AM-FM Sob o PT, as propostas para dar fim aos protestos foram alardeadas por ministros em entrevistas a cerca de 300 rádios do interior. Falas à TV não eram prioridade.

Buscar em casa Integrantes do primeiro escalão do governo receberam vídeos de caminhoneiros pedindo apoio ao levante em frente a comandos militares. Em um filme, o manifestante fala para uma plateia de cima de um tanque que estava exposto no local.

Pedra sobre pedra “Nós, povo brasileiro, queremos o apoio do Exército. Nós não queremos o presidente mais, não queremos o Senado, não queremos o STF. Queremos intervenção militar já“, diz o caminhoneiro. O filme foi feito diante do comando da brigada de cavalaria mecanizada de Santiago (RS).

Sonho meu Apesar dos acenos a uma intervenção, ministros minimizam qualquer desconfiança e dizem que o presidente espera um arrefecimento forte da paralisação até esta segunda (28).

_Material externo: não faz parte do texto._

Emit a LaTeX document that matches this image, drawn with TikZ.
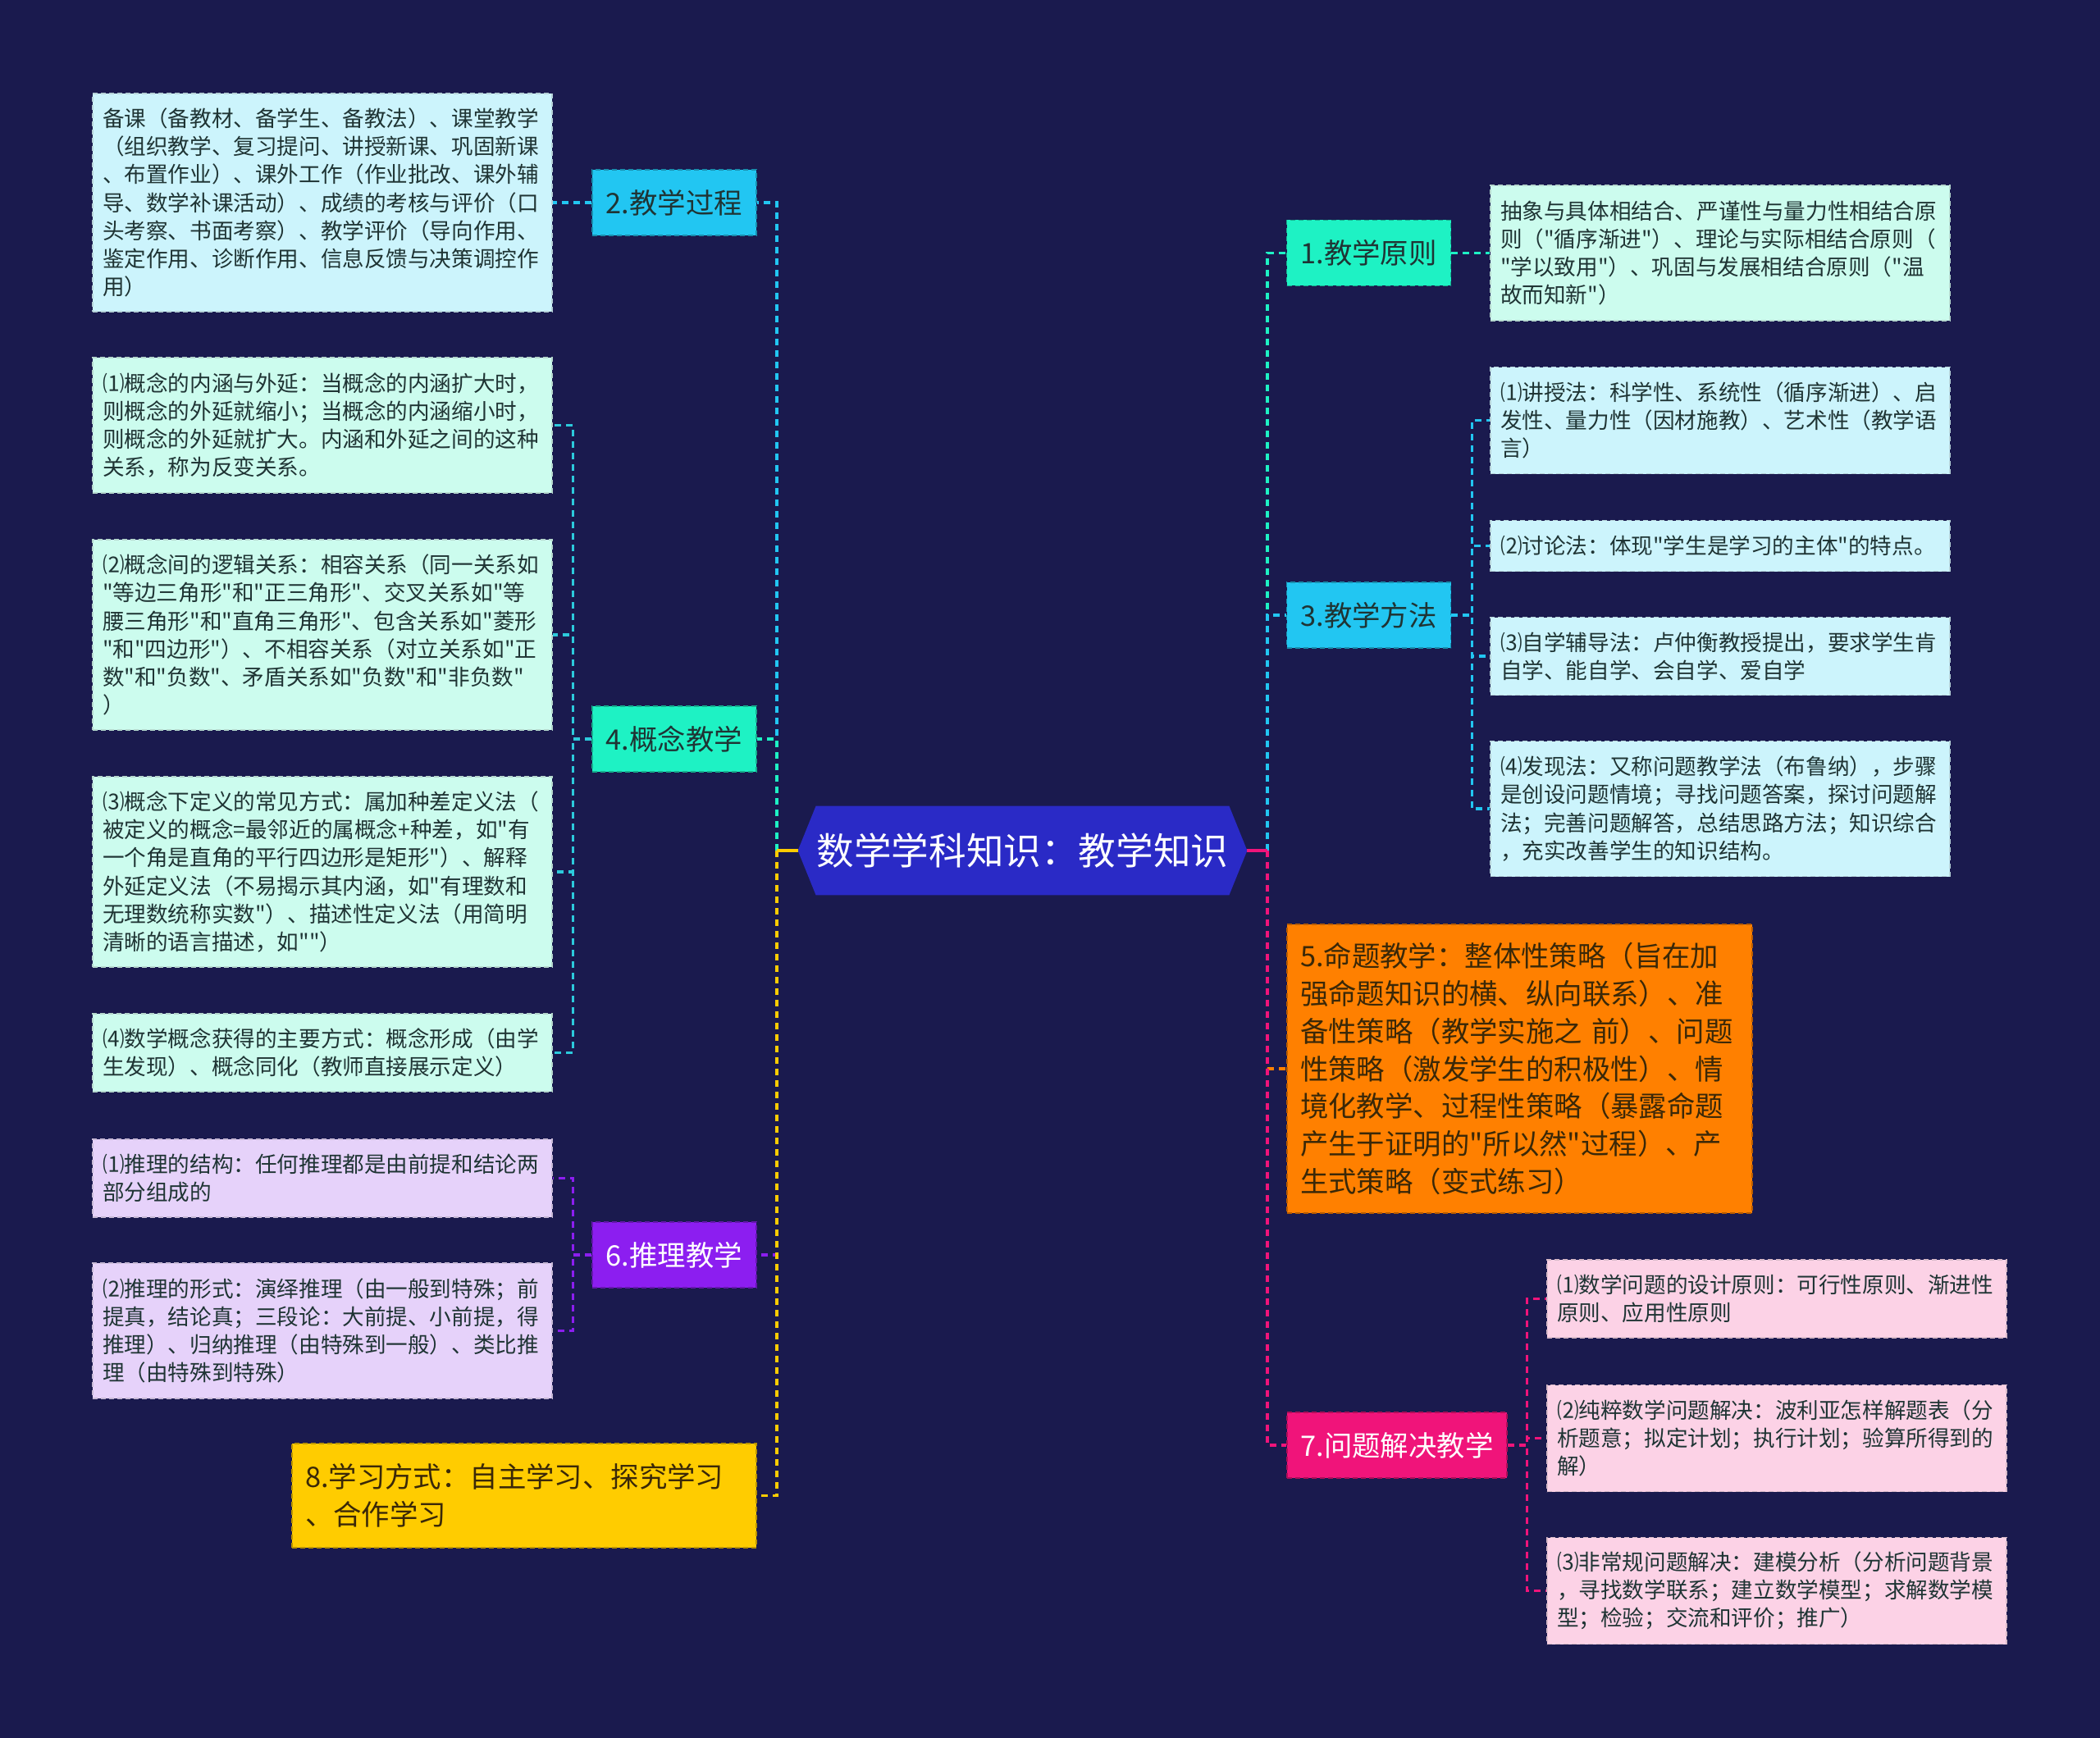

Comédia de erros (por SAMUEL PESSOA, na FOLHA)

Crédito barato para comprar caminhão provocou excesso de oferta e reduziu frete

Logo após a crise de 2009, os formuladores de política econômica passaram a estimular a compra de caminhões com empréstimos subsidiados do BNDES.

Achava-se que seria política contracíclica eficaz para ajudar a economia a sair da crise iniciada em 2008.

O programa de crédito muito barato persistiu até o primeiro mandato da presidente Dilma. De 2009 até hoje a frota de caminhões aumentou 40%. A economia, no mesmo período, cresceu 11%.

Não havia necessidade de tanto caminhão.

Evidentemente, o excesso de oferta de caminhões pressiona o frete para baixo.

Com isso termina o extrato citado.